This is Samuel Eisenstadt, former Research Chairman at Value Line Inc.
Yesterday at about 5 PM, December 5th, 2009, Howard Brecher, present CEO of Value Line, called me at home at about 5 pm to tell me that my services
were no longer required at the company.
Howard Brecher suggested I should answer any public inquiry
by saying that I retired. I do not agree to do that. I did not retire. I was let go without warning. No cause was given.
Due to the timing of this event, I will state what is already well
known to anyone following VL's current SEC charges of wrongdoing. I am not named in any documents in connection with the case; never was; never expected to be; was accused of nothing; so I do not want anyone to have any impression to the contrary.
Good luck to all Value Line employees, to whom I wish a better ending than mine. And finally my best wishes to the readers of Value Line, our subscribers and others, who it has been my pleasure to serve the greater part of my life.

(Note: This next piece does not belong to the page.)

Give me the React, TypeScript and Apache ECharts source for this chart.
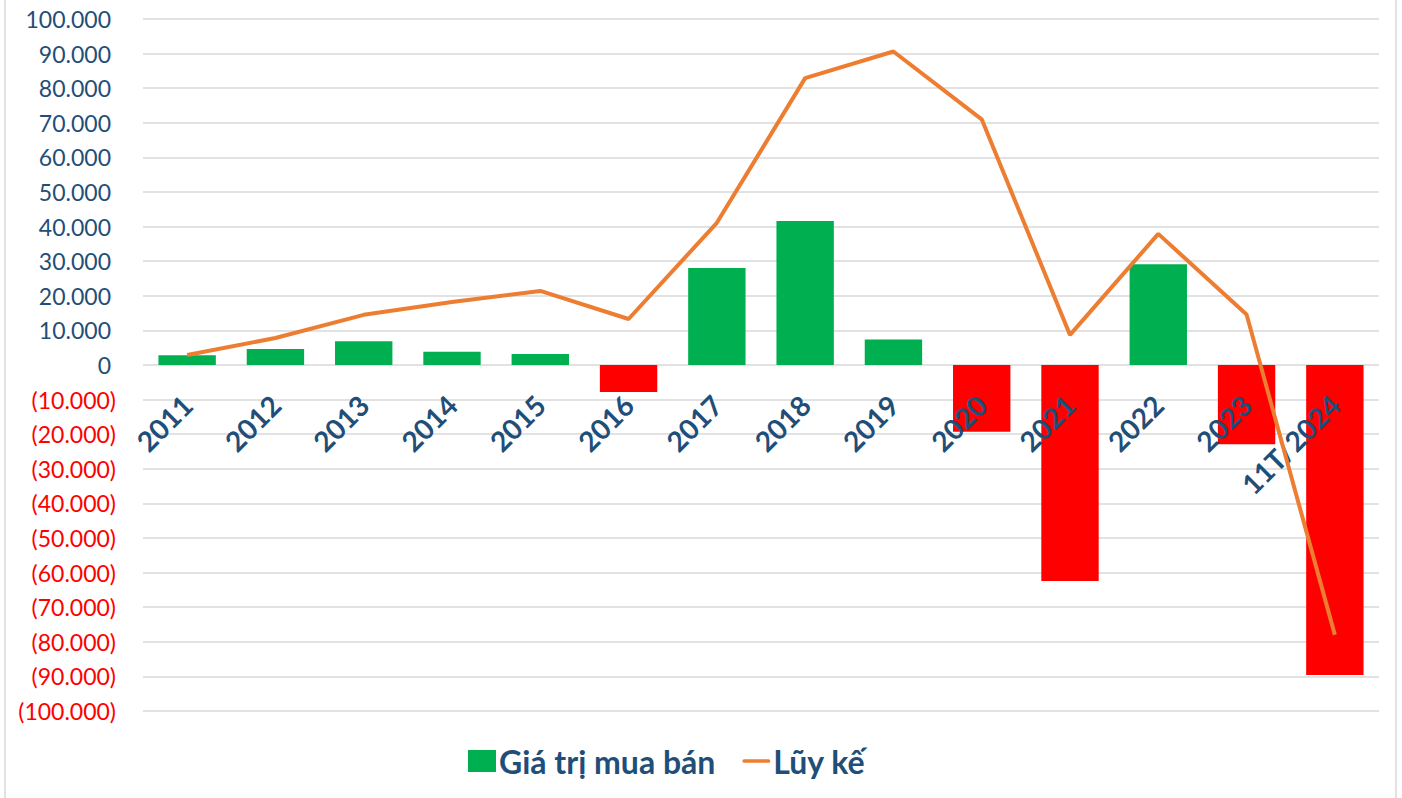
import React, { useEffect, useRef } from "react";
import * as echarts from "echarts";

const categories = ["2011", "2012", "2013", "2014", "2015", "2016", "2017", "2018", "2019", "2020", "2021", "2022", "2023", "11T/2024"];
const tradeValues = [2800, 4600, 6900, 3800, 3200, -7800, 28000, 41600, 7400, -19300, -62400, 29100, -22900, -89600];
const cumulative = [2900, 7800, 14500, 18200, 21400, 13300, 41100, 82900, 90600, 71000, 8700, 37900, 14600, -78000];
const seriesNames = ["Giá trị mua bán", "Lũy kế"];

const GREEN = "#00B050";
const RED = "#FF0000";
const ORANGE = "#ED7D31";
const NAVY = "#1F4E79";

function fmt(v: number): string {
  const s = Math.abs(v).toString().replace(/\B(?=(\d{3})+(?!\d))/g, ".");
  return v < 0 ? "{n|(" + s + ")}" : "{p|" + s + "}";
}

export default function App() {
  const ref = useRef<HTMLDivElement>(null);
  useEffect(() => {
    if (!ref.current) return;
    const chart = echarts.init(ref.current, null, { renderer: "svg" });
    chart.setOption({
      animation: false,
      backgroundColor: "#ffffff",
      grid: { left: 143, right: 23, top: 19, bottom: 87, containLabel: false, outerBoundsMode: "none" },
      legend: {
        bottom: 16,
        left: 463,
        itemGap: 27,
        itemWidth: 28,
        itemHeight: 22,
        symbolKeepAspect: true,
        textStyle: { fontFamily: "Lato", fontWeight: "bold", fontSize: 32, color: NAVY, padding: [0, 0, 0, -2] },
        data: [
          { name: seriesNames[0], icon: "rect", itemStyle: { color: GREEN } },
          { name: seriesNames[1], icon: "path://M2,0 L28,0 A2,2 0 0 1 28,4 L2,4 A2,2 0 0 1 2,0 Z", itemStyle: { color: ORANGE } },
        ],
      },
      xAxis: {
        type: "category",
        data: categories,
        offset: -346,
        z: 10,
        axisLine: { show: false, onZero: false },
        axisTick: { show: false },
        axisLabel: {
          rotate: 45,
          margin: 35,
          interval: 0,
          fontFamily: "Lato",
          fontWeight: "bold",
          fontSize: 28,
          color: NAVY,
        },
      },
      yAxis: {
        type: "value",
        min: -100000,
        max: 100000,
        interval: 10000,
        axisLine: { show: false },
        axisTick: { show: false },
        splitLine: { lineStyle: { color: "#d9d9d9", width: 1.5 } },
        axisLabel: {
          margin: 27,
          formatter: (v: number) => fmt(v),
          rich: {
            p: { fontFamily: "Lato", fontSize: 23, color: NAVY, padding: [0, 5, 0, 0] },
            n: { fontFamily: "Lato", fontSize: 23, color: RED },
          },
        },
      },
      graphic: [
        { type: "line", shape: { x1: 5, y1: 0, x2: 5, y2: 798 }, style: { stroke: "#d9d9d9", lineWidth: 1.5 } },
        { type: "line", shape: { x1: 1396, y1: 0, x2: 1396, y2: 798 }, style: { stroke: "#d9d9d9", lineWidth: 1.5 } },
      ],
      series: [
        {
          name: seriesNames[0],
          type: "bar",
          barCategoryGap: "35%",
          z: 2,
          itemStyle: { color: GREEN },
          data: tradeValues.map((v) => ({ value: v, itemStyle: { color: v < 0 ? RED : GREEN } })),
        },
        {
          name: seriesNames[1],
          type: "line",
          symbol: "none",
          showSymbol: false,
          lineStyle: { color: ORANGE, width: 4 },
          itemStyle: { color: ORANGE },
          data: cumulative,
          z: 20,
        },
      ],
    });
    return () => chart.dispose();
  }, []);
  return <div ref={ref} style={{ position: "fixed", left: 0, top: 0, width: 1402, height: 798 }} />;
}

On Dec 4, 2009, I had recommdended to Buttner & Brecher that we raise our recommended invested position, which has been indicated by our Asset Allocation Model. At the time, the invested position was 60-70%. Currently, it should be at about 80%-(VL is still at 60-70%). Since Dec 4th, the S&P 500 has risen about 7%. This was not the first time management had vetoed an allocation recommendation.
So much for "Totally, Independent, Objective and Unbiased".
Sam, having attended many investment committee meetings with you, I can confirm that your recommendations were often not followed. What's worse it that the counter arguments were rarely based on science. What I did not know until I became a fund manager, and I presume you did not know, is that Buttner with the assistance of her crew (Henigson, Winicki, Brecher, Anastasio, Tencic, Brooks, Grant, Stock, Wong, Lowenstein, Parker, Cella, Trevino, Brewer et al) was reaping millions through via bogus transaction fees, missappropriation of 12b-1 fees, payment of inflated vendor invoices and so on.
Because many of the equity fund managers (past and present) were well aware of questionable activities and either remained silent and or moved on to other fund companies or positions, the final chapter has yet to be written.
I can say for certain that the New York State Attorney General and the Internal Revenue Service are well aware of certain irregularities at Value Line.
Congratulations to the distinguished group of Value Line Alumni on their annual get- together this evening (1/12/2010).
After all, is there a greater honor than being fired by the likes of Howard Brecher (the current CEO) or Jean Buttner(the banished CEO) or as in my case, both of them?
A Happy New Year To All!
I see. Well I am serious but learning about the company and so have made a small investment with some shares. I have read Eisenstadt's post and replies to it on this MB. I've read about the management's problems the SEC. But I also see a company with no debt, with a good but tarnished name, and with shares near all-time lows.
DaBreeze is right, 95% of the Value Line employees have always been completely expendable. That still leaves the 5% that kept the company together and I think most
of us who know the company and Sam would agree that he was in that group. I don't think management for the last 20 years makes the cut.
Where DaBreeze is wrong is that Value Line is not a great investment; it is a family company lacking leadership. Also Value Line is not Wall Street, it is a publishing company. Is Morningstar Wall Street?
dabreeze says "this isn't about an 88 year old man that should have retired 20 years ago...this is about an investment"
An Investment? What gave you that idea?
For the last 23 years Value Line did not invest in its own expertise -- that is the great tragedy and legacy of former CEO Buttner and her accomplice in crime, Henigson.
You think it is "time to cut the fat. It is part of what happens on Wall Street and everyone knows it."
If Eisenstadt was fat, then Wall Street has no bone. Buttner and Henigson were the destroyers of this business. It took over 20 years of determined mismanagement to bring the company to its near-death pointlessness.
You suggest "If you don't like it maybe you and all the other VALU rejects should go start up a new firm"
We already know how well that can work.
Morningstar took the Value Line concept and worked it. In 2008 Morningstar reported revenue of slightly more than $500 million and a net profit of $100 million.
Value Line saw its revenue decline to what? $70 million?
Value Line's revenue figure includes both subscription revenue from publications and management fees from its mutual funds, which were run into the ground.
Maybe you should compare Value Line asset management with other asset managers.
Better assets-under-management figures could have been achieved by a shrieking Rosie O'Donnell.